All the details are at FocusOnTheFamily.com slash SeeLife. I want to begin the broadcast today with Romans 2-4. Don't you know it's God's kindness that leads one to repentance? John, you've heard me share that from time to time here at Focus.

On more than one occasion, yes. I so appreciate it that you refer to that important passage so much. Well, it's because I think it's so powerful. I think it's a tool we have in our arsenal as Christians that the enemy of our soul can't compete with.

He cannot compete with God's love and kindness. The problem is we don't use that tool often enough. In the flesh, we don't want to respond with kindness or love. We want to conquer.

We want to win the debate, whatever. We may feel entitled to being upset, and so we sometimes overlook the importance of kindness. Today, we want to talk about the power of kindness and how it changes relationships.

And this is very important for any relationship, but particularly in marriage. By the way, this is Focus on the Family with Jim Daly. I'm John Fuller, and our guest today is Shanti Feldhan. She's been on this broadcast many times and is a very popular speaker, a best-selling author, a social researcher, and much of what Shanti does is intended to help you have better relationships. Shanti has also written a book called The Kindness Challenge, 30 Days to Improve Any Relationship.

We've got that. Just stop by the episode notes for the details. We recorded this conversation with Shanti a while back. Let's go ahead and hear the conversation now. Shanti, welcome back to Focus. It is always great to be with you guys. You have been here maybe 12, 13, 14 times. Something like that.

I know, it's crazy. Yeah, we just need to get you a permanent hotel room right over here. Excellent.

You know, I love these mountains here. Let me ask you this. Let's start with the bigger question. What is kindness?

You know, it's a great question because when I started to look at this, you know, all my books are based on these research studies, right? And I had seen for years that kindness had this power to transform relationships, but what is it? It seems so vague, you know, I mean, like being nice, right? It just seems vague.

You teach your kids to do it, but you're not even sure. But what it is. So it was interesting as I started plugging away at this, I found that kindness is actually three separate things together really is what makes up kindness. It's withholding being negative, eliminating negativity. It's finding things to praise and being positive and affirming and it's doing something.

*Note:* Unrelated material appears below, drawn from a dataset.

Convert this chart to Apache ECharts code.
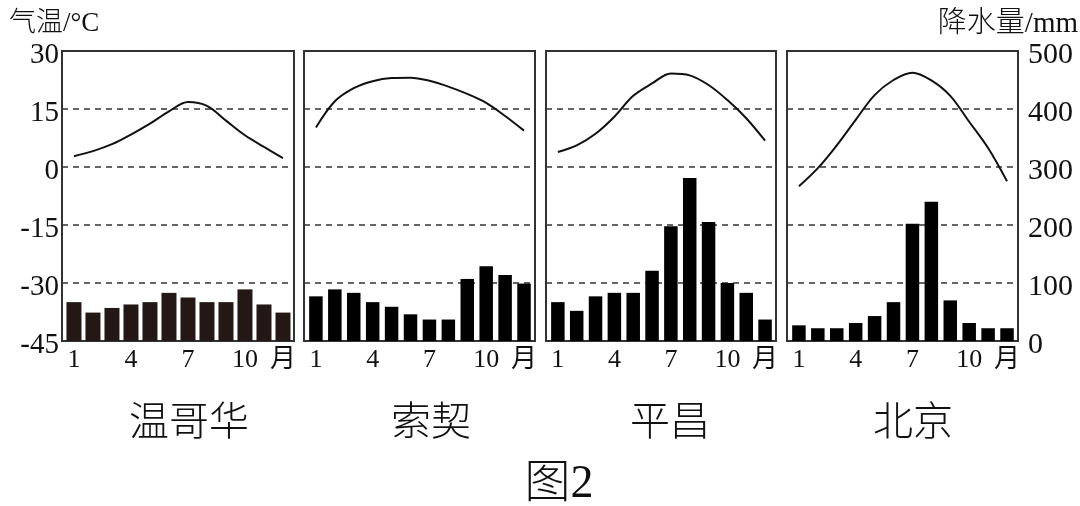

It's doing an act of generosity or kindness for someone. And if you do those three things, it really is transformative. And so we tested this actually in this research project.

It was fascinating. For 30 days, we recruited there were more than 700 people that tested this called the 30 day kindness challenge. And we did all the before and after surveys and found that if you pick somebody that you want to have a better relationship with, and it could be somebody already have an OK, like your spouse, you know, you already have OK. But you want it to be better or it could even be like your kids or the colleague that drives you nuts. You know, it's so simple.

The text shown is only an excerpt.